Manifestly unreasonable dismissal
Court: Netherlands Supreme Court
Date: November 27, 2009
LJN Number: BJ6596
Case: If an employment contract is terminated by the employer on notice subsequent with
permission of the Dutch Employment Authority (CWI), the dismissal may nevertheless be manifestly unreasonable under Article 7:681 of the Dutch Civil Code.
A dismissal may be manifestly unreasonable if the consequences of the termination
are unreasonably harsh for the employee when compared to the interests of the
employer. This may be the case if no or minimal redundancy payment is made by the
employer. If the Court indeed finds that the dismissal was manifestly unreasonable, it will award the employee reasonable compensation. The court is free to determine the size of that compensation. To avoid uncertainty about the amount of severance pay, some courts applied the Cantonal Court Formula, a formula designed to calculate a compensation in case of a termination of the emploment contract by the Court (which is one of the ways one can end employment contracts in The Netherlands).
The Court of Appeal in The Hague decided on 2 December 2008 that a certain dismissal, given with permission of the Dutch Employment Authority (CWI), was manifestly unreasonable. The Appeal Court awarded a compensation to the employee. To determine the extend of the compensation, the Appeal Court used the Cantonal Court Formula and applied a general deduction of 30%.
Four other Appeal Courts of The Netherlands use a different formula to calculate the compensation in cases like the one at hand. The case in The Hague, was to first to be referred to the Netherlands Supreme Court.
Held: The Netherlands Supreme Court puts first that a compensation based on article 7:681 DCC will only be awarded if it is decided first that – based on all the circumstances of the case – the dismissal is manifestly unreasonable. The sole fact that the employer has not awarded a compensation to the employee is not in itself reason enough to deem the dismissal manifestly unreasonable. According to the Supreme Court the Cantonal Court Formula can not be applied in cases of manifestly unreasonable dismissal. The compensation based on manifestly unreasonable dismissal has a different character than the compensation that the Cantonal Court can award in cases of judicial rescission of the employment contract for changes in the circumstances.

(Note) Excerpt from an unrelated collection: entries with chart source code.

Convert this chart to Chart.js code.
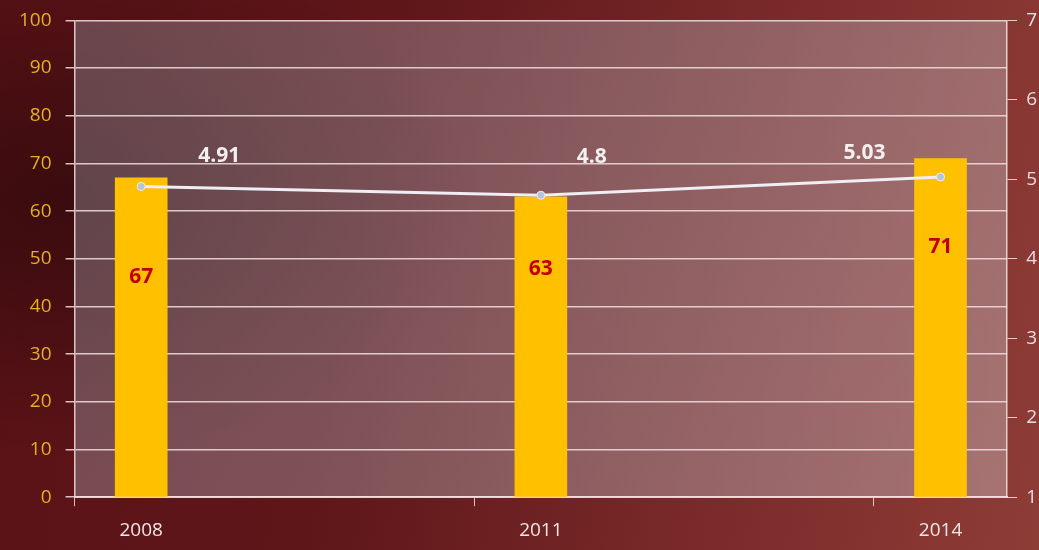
<!DOCTYPE html>
<html>
<head>
<meta charset="utf-8">
<script src="https://cdn.jsdelivr.net/npm/chart.js@4"></script>
<style>
  html, body { margin: 0; padding: 0; overflow: hidden; }
  body {
    width: 1039px; height: 550px;
    background:
      radial-gradient(ellipse 420px 260px at 60px 200px, rgba(30,5,8,0.55), rgba(30,5,8,0) 100%),
      linear-gradient(100deg, #5a1216 0%, #5e1619 35%, #7a2a2a 70%, #8e3c36 100%);
  }
  #wrap { position: absolute; left: 0; top: -5px; width: 1052px; height: 555px; }
</style>
</head>
<body>
<div id="wrap"><canvas id="chartOne"></canvas></div>
<script>
// data
const years = [2008, 2011, 2014];
const shareValues = [67, 63, 71];
const scoreValues = [4.91, 4.8, 5.03];
const leftTicks = [0, 100, 10];
const rightTicks = [1, 7, 1];

// where the red bar labels sit, as a share of the bar height
const barLabelPos = [0.69, 0.76, 0.74];
// label nudges for the line values (px)
const scoreLabelDx = [78, 51, -76];
const scoreLabelDy = [-30, -38, -24];

const fontFamily = "'Open Sans', 'DejaVu Sans', sans-serif";
const gridColor = 'rgba(245,225,225,0.85)';

const plotBackground = {
  id: 'plotBackground',
  beforeDraw(chart) {
    const { ctx, chartArea: a } = chart;
    ctx.save();
    const g = ctx.createLinearGradient(a.left, a.top, a.right, a.bottom);
    g.addColorStop(0, 'rgba(150,150,160,0.40)');
    g.addColorStop(1, 'rgba(200,185,190,0.45)');
    ctx.fillStyle = g;
    ctx.fillRect(a.left, a.top, a.right - a.left, a.bottom - a.top);
    ctx.restore();
  }
};

const valueLabels = {
  id: 'valueLabels',
  afterDatasetsDraw(chart) {
    const { ctx } = chart;
    const yScale = chart.scales.y;
    ctx.save();
    ctx.textAlign = 'center';
    ctx.textBaseline = 'middle';

    // bar values, red, inside the bar
    ctx.font = 'bold 21px ' + fontFamily;
    ctx.fillStyle = '#c00000';
    chart.getDatasetMeta(0).data.forEach((bar, i) => {
      const y = yScale.getPixelForValue(shareValues[i] * barLabelPos[i]);
      ctx.fillText(shareValues[i], bar.x, y);
    });

    // line values, white, above the points
    ctx.font = 'bold 21px ' + fontFamily;
    ctx.fillStyle = '#f4f0f0';
    chart.getDatasetMeta(1).data.forEach((pt, i) => {
      ctx.fillText(scoreValues[i], pt.x + scoreLabelDx[i], pt.y + scoreLabelDy[i]);
    });
    ctx.restore();
  }
};

function BuildChart() {
  const ctx = document.getElementById('chartOne').getContext('2d');

  const newChart = new Chart(ctx, {
    type: 'bar',
    data: {
      datasets: [{
        type: 'bar',
        data: years.map((y, i) => ({ x: y, y: shareValues[i] })),
        backgroundColor: '#ffc000',
        barThickness: 52,
        yAxisID: 'y',
        order: 2
      }, {
        type: 'line',
        data: years.map((y, i) => ({ x: y, y: scoreValues[i] })),
        borderColor: '#eeeef4',
        borderWidth: 3,
        pointRadius: 4,
        pointBackgroundColor: '#b8c4dc',
        pointBorderColor: '#eeeef4',
        pointBorderWidth: 1,
        yAxisID: 'y1',
        order: 1
      }]
    },
    options: {
      responsive: false,
      animation: false,
      layout: { padding: { top: -1, left: 5, right: 0, bottom: -5 } },
      plugins: { legend: { display: false }, tooltip: { enabled: false } },
      scales: {
        x: {
          type: 'linear',
          offset: false,
          min: years[0] - 0.5,
          max: years[years.length - 1] + 0.5,
          afterBuildTicks(scale) {
            const t = [];
            years.forEach(y => { t.push({ value: y - 0.5 }); t.push({ value: y }); });
            scale.ticks = t;
          },
          ticks: {
            color: '#f2e6e6',
            font: { family: fontFamily, size: 19 },
            padding: 13,
            autoSkip: false,
            maxRotation: 0,
            callback: v => (v % 1 === 0 ? String(v) : '')
          },
          grid: {
            offset: false,
            drawOnChartArea: false,
            tickLength: 9,
            color: c => (c.tick && c.tick.value % 1 !== 0 ? gridColor : 'rgba(0,0,0,0)')
          },
          border: { color: gridColor, width: 2 }
        },
        y: {
          position: 'left',
          min: leftTicks[0],
          max: leftTicks[1],
          ticks: {
            stepSize: leftTicks[2],
            color: '#e6b020',
            font: { family: fontFamily, size: 19 },
            padding: 14
          },
          grid: { color: gridColor, lineWidth: 1.5, tickLength: 9 },
          border: { color: gridColor, width: 1.5 }
        },
        y1: {
          position: 'right',
          min: rightTicks[0],
          max: rightTicks[1],
          ticks: {
            stepSize: rightTicks[2],
            color: '#e8dede',
            font: { family: fontFamily, size: 19 },
            padding: 9
          },
          grid: { drawOnChartArea: false, color: gridColor, tickLength: 10 },
          border: { color: gridColor, width: 1.5 }
        }
      }
    },
    plugins: [plotBackground, valueLabels]
  });
  return newChart;
}

const cv = document.getElementById('chartOne');
cv.setAttribute('width', '1046');
cv.setAttribute('height', '555');
BuildChart();
</script>
</body>
</html>
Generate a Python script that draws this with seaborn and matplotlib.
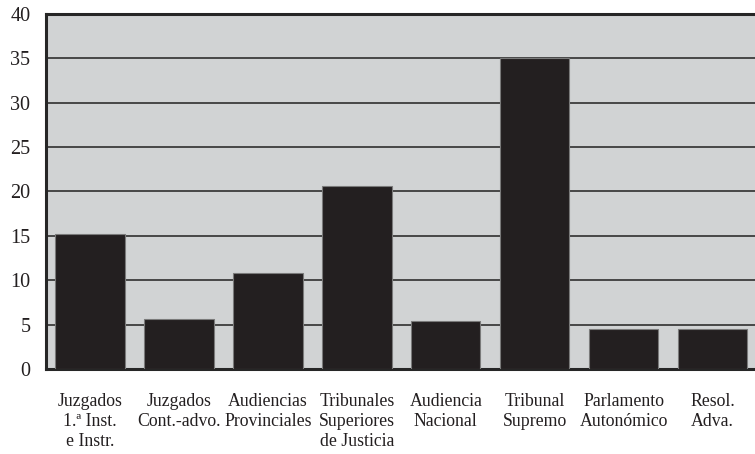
import matplotlib
matplotlib.use("Agg")
import matplotlib.pyplot as plt
import seaborn as sns
import pandas as pd
import numpy as np

categories = [
    "Juzgados\n1.ª Inst.\ne Instr.",
    "Juzgados\nCont.-advo.",
    "Audiencias\nProvinciales",
    "Tribunales\nSuperiores\nde Justicia",
    "Audiencia\nNacional",
    "Tribunal\nSupremo",
    "Parlamento\nAutonómico",
    "Resol.\nAdva.",
]
values = [15.2, 5.6, 10.8, 20.6, 5.35, 35.0, 4.5, 4.5]
y_ticks = [0, 5, 10, 15, 20, 25, 30, 35, 40]

sns.set_theme(style="white")
plt.rcParams["font.family"] = ["Liberation Serif", "DejaVu Serif"]

df = pd.DataFrame({"cat": categories, "val": values})

W, H = 755, 454
fig = plt.figure(figsize=(W / 100, H / 100), dpi=100)
left, right, top, bottom = 45.7, 757.0, 13.7, 369.0
ax = fig.add_axes([left / W, 1 - bottom / H, (right - left) / W, (bottom - top) / H])
ax.set_facecolor("#d1d3d4")

sns.barplot(data=df, x="cat", y="val", color="#231f20", width=0.78,
            edgecolor="#7a7a7a", linewidth=0.8, saturation=1, ax=ax, zorder=3)

ax.set_ylim(0, 40)
ax.set_xlim(-0.5, len(categories) - 0.5)
ax.set_yticks(y_ticks)
ax.set_yticklabels([str(t) for t in y_ticks])
ax.yaxis.grid(True, color="#3c3c3c", linewidth=1.3, zorder=1)
ax.xaxis.grid(False)
ax.set_axisbelow(True)

ax.set_xlabel("")
ax.set_ylabel("")
ax.tick_params(axis="y", length=0, pad=11, labelsize=14.5, labelcolor="#231f20")
ax.tick_params(axis="x", which="major", length=0, pad=17, labelsize=12.8, labelcolor="#231f20")
ax.set_xticks(np.arange(0.5, len(categories) - 0.5, 1.0), minor=True)
ax.tick_params(axis="x", which="minor", direction="in", length=5, width=1.2, color="#3c3c3c")
for lab in ax.get_xticklabels():
    lab.set_linespacing(1.25)
    lab.set_verticalalignment("top")

for side in ["left", "top", "bottom"]:
    ax.spines[side].set_visible(True)
    ax.spines[side].set_color("#262626")
    ax.spines[side].set_linewidth(2.2)
ax.spines["right"].set_visible(False)

fig.savefig("out.png", dpi=100)
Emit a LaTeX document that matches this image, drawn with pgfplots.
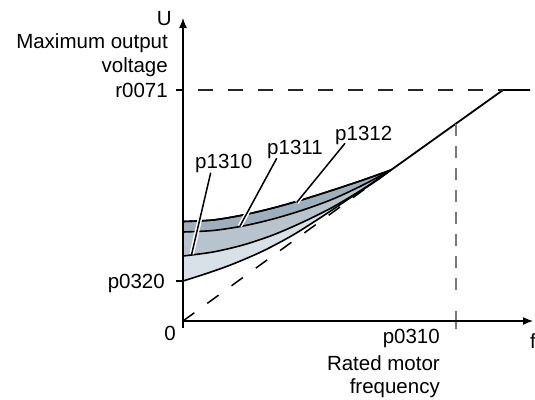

The compensation in rescission cases is a compensation in fairness, but the compensation in unreasonable dismissal is a compensation for damages of the employee as a result of the dismissal. The damages relate to the nature and the gravity of the breach of obligation by the employer. Whether there is manifestly unreasonable dismissal must be decided by the court in proceedings where the normal rules of evidence apply and the damages must be assessed in accordance with the applicable rules. The court must therefore, in cases of unreasonable dismissal, base its decision on the circumstances of the specific situation and must also properly explain his decision. A general formula, such as the Cantonal Court Formula, is not suitable for the legal requirements of these proceedings. The same goes for a general deduction.
The predictability of judicial decisions about the compensation with manifestly unreasonable dismissal is mainly dependent of the manner in which the courts provide an insight to the factors that play a role in their decision. It is conceivable that a certain harmonization of judicial decisions is possible by clearly stating the factors that are of importance in cases like these and make it understandable what financial consequences are attached to each factor.
The decision of the Appeal Court of The Hague is therefore reversed and the Appeal Court of Amsterdam must decide the case anew with observance of this decision of the Netherlands Supreme Court.